Former employees, occasional visitors and newspaper reporters all appear to be interested in taking a look around now that the district has moved from a 35-year-old building to new office space on Chippendale Avenue in Rosemount.
The new building, which sat vacant for more than a year after it was built, was actually a last-minute change in plans for the district. Currie had already announced a plan to renovate the former district office to repair the roof and siding, but when the owners of the Chippendale building approached him with an interest in selling, the deal made sense.
The buildings are roughly the same size. The cost of buying (about $4.3 million including the work done to outfit the building) was comparable to the cost of the needed renovations. And moving meant avoiding the inconvenience of relocating half the district office staff while remodeling was done.
Plus, the new building has something that had always been missing in the former district office, which was originally planned as a storage building: windows.
Lots of windows.
District employees moved into their new offices two weeks ago and for the first week there were no blinds. For employees used to working in a windowless bunker of a building that was originally designed as a storage facility, it took some adjustment.
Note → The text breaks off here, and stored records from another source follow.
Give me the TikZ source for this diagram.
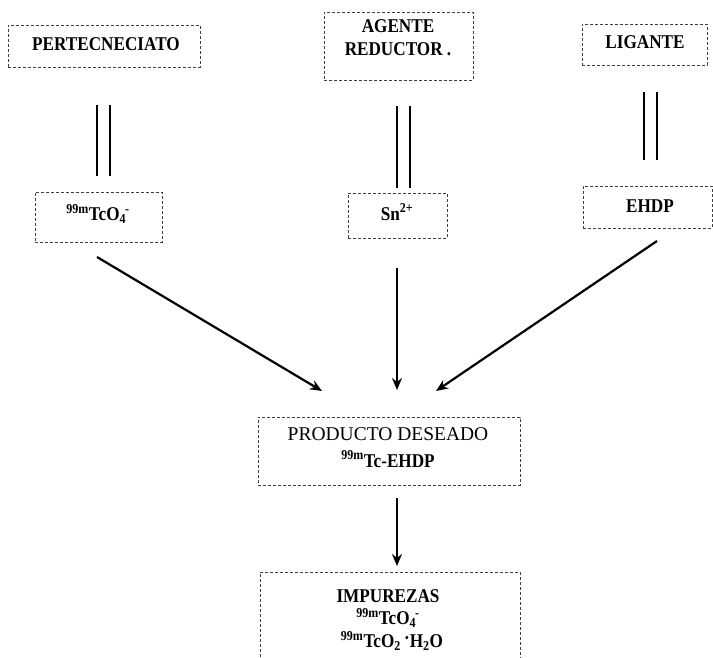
\documentclass[tikz,border=0pt]{standalone}
\usepackage{fontspec}
\setmainfont{Liberation Serif}
\newfontfamily\lblfont[FakeStretch=0.88]{Liberation Serif}
\usetikzlibrary{arrows.meta}
\begin{document}
\begin{tikzpicture}[x=1pt,y=-1pt,
  boxst/.style={draw=black!75, line width=0.7pt, densely dashed, inner sep=0pt},
  lbl/.style={font=\lblfont\fontsize{19.5}{23}\selectfont\bfseries, inner sep=0pt, align=center},
  plain/.style={font=\fontsize{19.5}{23}\selectfont, inner sep=0pt, align=center},
  bond/.style={line width=2.4pt},
  arr/.style={line width=2.2pt, -{Stealth[length=12pt,width=10pt]}}]
\useasboundingbox (0,0) rectangle (713,658);

% boxes
\node[boxst, minimum width=192pt, minimum height=42pt] (pbox) at (104,46) {};
\node[boxst, minimum width=149pt, minimum height=68pt] (abox) at (398.5,46) {};
\node[boxst, minimum width=125pt, minimum height=41pt] (lbox) at (644.5,44.5) {};
\node[boxst, minimum width=127pt, minimum height=50pt] (tbox) at (98.5,217) {};
\node[boxst, minimum width=99pt, minimum height=45pt] (sbox) at (397.5,215.5) {};
\node[boxst, minimum width=129pt, minimum height=42pt] (ebox) at (647.5,207) {};
\node[boxst, minimum width=262pt, minimum height=68pt] (prbox) at (389,451) {};
\node[boxst, minimum width=260pt, minimum height=108pt] (ibox) at (390,626) {};

% texts
\node[lbl] (ptxt) at (106,44) {PERTECNECIATO};
\node[lbl] (atxt) at (398,38) {AGENTE\\REDUCTOR .};
\node[lbl] (ltxt) at (645,42) {LIGANTE};
\node[lbl] (ttxt) at (98,214) {\textsuperscript{99m}TcO\textsubscript{4}\kern-0.05em\textsuperscript{-}};
\node[lbl] (stxt) at (397,212) {Sn\textsuperscript{2+}};
\node[lbl] (etxt) at (650,206) {EHDP};
\node[plain] (prtxt) at (388,434) {PRODUCTO DESEADO};
\node[lbl] (prtxt2) at (388,459) {\textsuperscript{99m}Tc-EHDP};
\node[lbl] (itxt) at (388,596) {IMPUREZAS};
\node[lbl] (itxt2) at (388,618) {\textsuperscript{99m}TcO\textsubscript{4}\kern-0.05em\textsuperscript{-}};
\node[lbl] (itxt3) at (392,641) {\textsuperscript{99m}TcO\textsubscript{2}\,\raisebox{0.35ex}{·}H\textsubscript{2}O};

% double bonds
\coordinate (p1a) at (97,105);  \coordinate (p1b) at (97,176);
\coordinate (p2a) at (110,105); \coordinate (p2b) at (110,176);
\coordinate (a1a) at (397,106); \coordinate (a1b) at (397,188);
\coordinate (a2a) at (410,106); \coordinate (a2b) at (410,188);
\coordinate (l1a) at (644,92);  \coordinate (l1b) at (644,160);
\coordinate (l2a) at (657,92);  \coordinate (l2b) at (657,160);
\draw[bond] (p1a) -- (p1b);
\draw[bond] (p2a) -- (p2b);
\draw[bond] (a1a) -- (a1b);
\draw[bond] (a2a) -- (a2b);
\draw[bond] (l1a) -- (l1b);
\draw[bond] (l2a) -- (l2b);

% arrows
\coordinate (t0) at (97,257);  \coordinate (t1) at (322,391);
\coordinate (s0) at (397,268); \coordinate (s1) at (397,390);
\coordinate (e0) at (657,241); \coordinate (e1) at (436,391);
\coordinate (r0) at (397,498); \coordinate (r1) at (397,566);
\draw[arr] (t0) -- (t1);
\draw[arr] (s0) -- (s1);
\draw[arr] (e0) -- (e1);
\draw[arr] (r0) -- (r1);
\end{tikzpicture}
\end{document}
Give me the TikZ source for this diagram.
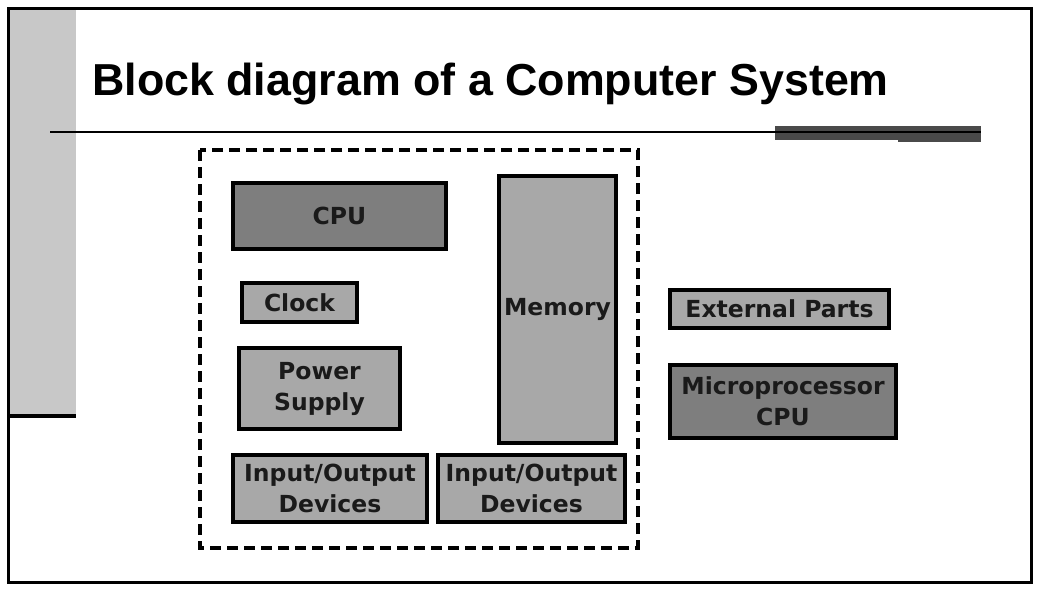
\documentclass[tikz,border=0pt]{standalone}
\usepackage{fontspec}
\newfontfamily\headfont{Liberation Sans}
\newfontfamily\boxfont{DejaVu Sans}
\usetikzlibrary{positioning}
\definecolor{darkblk}{HTML}{7E7E7E}
\definecolor{lightblk}{HTML}{A8A8A8}
\definecolor{sidebar}{HTML}{C8C8C8}
\definecolor{rulegray}{HTML}{4A4A4A}
\definecolor{ink}{HTML}{1A1A1A}
\tikzset{
  blk/.style={draw=black, line width=3.4pt, fill=lightblk, text=ink, align=center,
    inner sep=0pt, font=\boxfont\bfseries\fontsize{23.5}{31}\selectfont},
  darkblk/.style={blk, fill=darkblk}
}

\begin{document}
\begin{tikzpicture}[x=1pt, y=-1pt]
  \useasboundingbox (0,0) rectangle (1039,592);

  % slide frame and side bar
  \fill[white] (0,0) rectangle (1039,592);
  \fill[sidebar] (10,10) rectangle (76,415);
  \draw[line width=3.5pt] (10,416) -- (76,416);
  \draw[line width=3pt] (8,8) rectangle (1031,582);

  % title and rule
  \node[anchor=base west, inner sep=0pt, text=black,
        font=\headfont\bfseries\fontsize{44.8}{50}\selectfont] (title) at (92,95)
        {Block diagram of a Computer System};
  \fill[rulegray] (775,126) rectangle (981,140);
  \fill[rulegray] (898,130) rectangle (981,142);
  \draw[line width=1.8pt] (50,132) -- (981,132);

  % system boundary
  \draw[line width=3.4pt, dash pattern=on 11pt off 6pt] (200,150) rectangle (638,548);

  % blocks
  \node[darkblk, minimum width=213pt, minimum height=66pt] (cpu) at (339.5,216) {CPU};
  \node[blk, minimum width=115pt, minimum height=39pt] (clock) at (299.5,302.5) {Clock};
  \node[blk, minimum width=117pt, minimum height=267pt] (memory) at (557.5,309.5) {Memory};
  \node[blk, minimum width=161pt, minimum height=81pt] (power) at (319.5,388.5) {Power\\Supply};
  \node[blk, minimum width=194pt, minimum height=67pt] (io1) at (330,488.5) {Input/Output\\Devices};
  \node[blk, minimum width=187pt, minimum height=67pt] (io2) at (531.5,488.5) {Input/Output\\Devices};

  \node[blk, minimum width=219pt, minimum height=38pt] (ext) at (779.5,309) {External Parts};
  \node[darkblk, minimum width=226pt, minimum height=73pt] (micro) at (783,401.5) {Microprocessor\\CPU};

\end{tikzpicture}
\end{document}
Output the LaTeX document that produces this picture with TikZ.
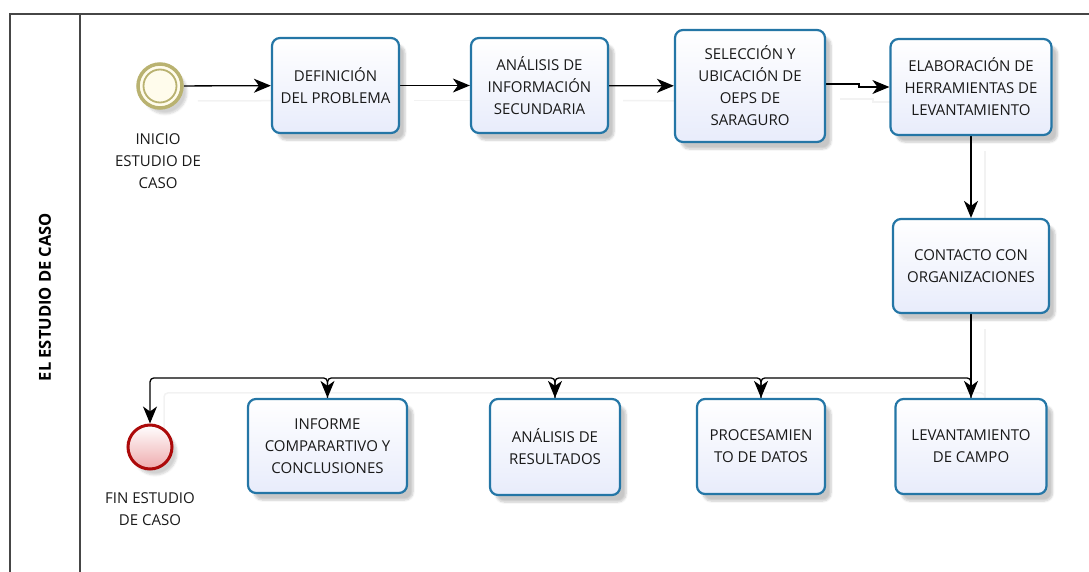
\documentclass[tikz,border=0pt]{standalone}
\usepackage{fontspec}
\setmainfont{Open Sans}
\usetikzlibrary{arrows.meta,shadows.blur,backgrounds}
\definecolor{boxline}{RGB}{36,118,166}
\definecolor{boxbot}{RGB}{232,236,251}
\definecolor{startc}{RGB}{185,178,112}
\definecolor{startfill}{RGB}{255,252,236}
\definecolor{endc}{RGB}{172,10,10}
\definecolor{endfill}{RGB}{238,170,172}
\definecolor{poolc}{RGB}{70,70,70}
\definecolor{txtc}{RGB}{25,25,25}
\begin{document}
\begin{tikzpicture}[x=1pt,y=-1pt,
  txt/.style={font=\fontsize{15}{22}\selectfont, align=center, text=txtc},
  task/.style={txt, draw=boxline, line width=2.2pt, rounded corners=8pt,
    top color=white, bottom color=boxbot, inner sep=0pt,
    blur shadow={shadow xshift=6pt, shadow yshift=-7pt, shadow opacity=22, shadow blur steps=6}},
  flow/.style={draw=black, line width=1.3pt, rounded corners=4pt, -{Stealth[length=17pt,width=14pt,inset=5pt]}},
  cshadow/.style={draw=black!5, line width=1.5pt, rounded corners=4pt, transform canvas={shift={(14pt,-15pt)}}},
  lane/.style={draw=poolc, line width=1.3pt}]
\useasboundingbox (0,0) rectangle (1089,572);

% pool and lane
\draw[lane] (1095,14) -- (10,14) -- (10,580);
\draw[lane] (80,14) -- (80,580);
\node[rotate=90, font=\fontsize{16.5}{19}\selectfont\bfseries, text=black] (lanetitle) at (45,297) {EL ESTUDIO DE CASO};

% events
\node[circle, minimum size=44pt, inner sep=0pt, draw=startc, line width=3.5pt, fill=startfill,
  blur shadow={shadow xshift=5pt, shadow yshift=-6pt, shadow opacity=18, shadow blur steps=5}] (start) at (160,86) {};
\draw[startc, line width=1.8pt] (start.center) circle (16.5);
\node[txt] (startlbl) at (158,161) {INICIO\\ESTUDIO DE\\CASO};

\node[circle, minimum size=44pt, inner sep=0pt, draw=endc, line width=3pt, top color=white, bottom color=endfill,
  blur shadow={shadow xshift=5pt, shadow yshift=-6pt, shadow opacity=18, shadow blur steps=5}] (fin) at (150,447) {};
\node[txt] (finlbl) at (150,509.5) {FIN ESTUDIO\\DE CASO};

% tasks
\node[task, minimum width=127pt, minimum height=95pt] (def) at (335.5,85.5) {DEFINICIÓN\\DEL PROBLEMA};
\node[task, minimum width=137pt, minimum height=95pt] (ana) at (539.5,85.5) {ANÁLISIS DE\\INFORMACIÓN\\SECUNDARIA};
\node[task, minimum width=150pt, minimum height=112pt] (sel) at (750,86) {SELECCIÓN Y\\UBICACIÓN DE\\OEPS DE\\SARAGURO};
\node[task, minimum width=161pt, minimum height=96pt] (elab) at (971,87) {ELABORACIÓN DE\\HERRAMIENTAS DE\\LEVANTAMIENTO};
\node[task, minimum width=156pt, minimum height=94pt] (cont) at (971,266) {CONTACTO CON\\ORGANIZACIONES};
\node[task, minimum width=151pt, minimum height=95pt] (lev) at (971,446.5) {LEVANTAMIENTO\\DE CAMPO};
\node[task, minimum width=128pt, minimum height=95pt] (proc) at (761,446.5) {PROCESAMIEN\\TO DE DATOS};
\node[task, minimum width=130pt, minimum height=96pt] (res) at (555,447) {ANÁLISIS DE\\RESULTADOS};
\node[task, minimum width=159pt, minimum height=94pt] (inf) at (327.5,446) {INFORME\\COMPARARTIVO Y\\CONCLUSIONES};

% connectors
\begin{pgfonlayer}{background}
\draw[cshadow] (start) -- (def);
\draw[cshadow] (def) -- (ana);
\draw[cshadow] (ana) -- (sel);
\draw[cshadow, sharp corners] ([yshift=2pt]sel.east) -- ++(33,0) -- ++(0,3) -- (elab.west);
\draw[cshadow] (elab) -- (cont);
\draw[cshadow] (cont) -- (lev);
\draw[cshadow] (lev.north) -- ++(0,-20) -| (fin.north);

\draw[flow] (start) -- (def);
\draw[flow] (def) -- (ana);
\draw[flow] (ana) -- (sel);
\draw[flow, sharp corners] ([yshift=2pt]sel.east) -- ++(33,0) -- ++(0,3) -- (elab.west);
\draw[flow] (elab) -- (cont);
\draw[flow] (cont) -- (lev);
\draw[flow] (lev.north) -- ++(0,-20) -| (proc.north);
\draw[flow] (proc.north) -- ++(0,-20) -| (res.north);
\draw[flow] (res.north) -- ++(0,-20) -| (inf.north);
\draw[flow] (inf.north) -- ++(0,-20) -| (fin.north);
\end{pgfonlayer}
\end{tikzpicture}
\end{document}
“People had to put up paper on the windows,” communication specialist Tony Taschner said.
Secondary education director Mark Parr, whose office has a large bank of windows, said he got a sunburn his first week in the office.
The blinds are in place now. Covering all the windows in the building even with relatively inexpensive blinds cost $8,000, Taschner said. With nicer blinds costs could have run as high as $80,000.
So, yeah. It’s a lot of windows.
The former district office will receive the roof and exterior renovations the district had originally planned to make but not the interior redesign that would have taken place without the move. The building will house the district’s graphics and print operations, mail processing and some special education operations.
In the new offices, employees are still settling in — sorting through boxes and deciding what they need and what they can throw away. They’re still figuring out the building’s layout, too. Without name plates on the building’s offices it’s still a sometimes a challenge to remember who sits where.
A district maintenance employee said he’s still killing the ants that presumably had the run of the building when it was vacant.
But Taschner said everyone should feel comfortable by the time the new carpet smell is gone.
“It’s still the same job, but people are getting used to being in the new place,” Taschner said. “We like the neighborhood, and hopefully the neighborhood likes us.”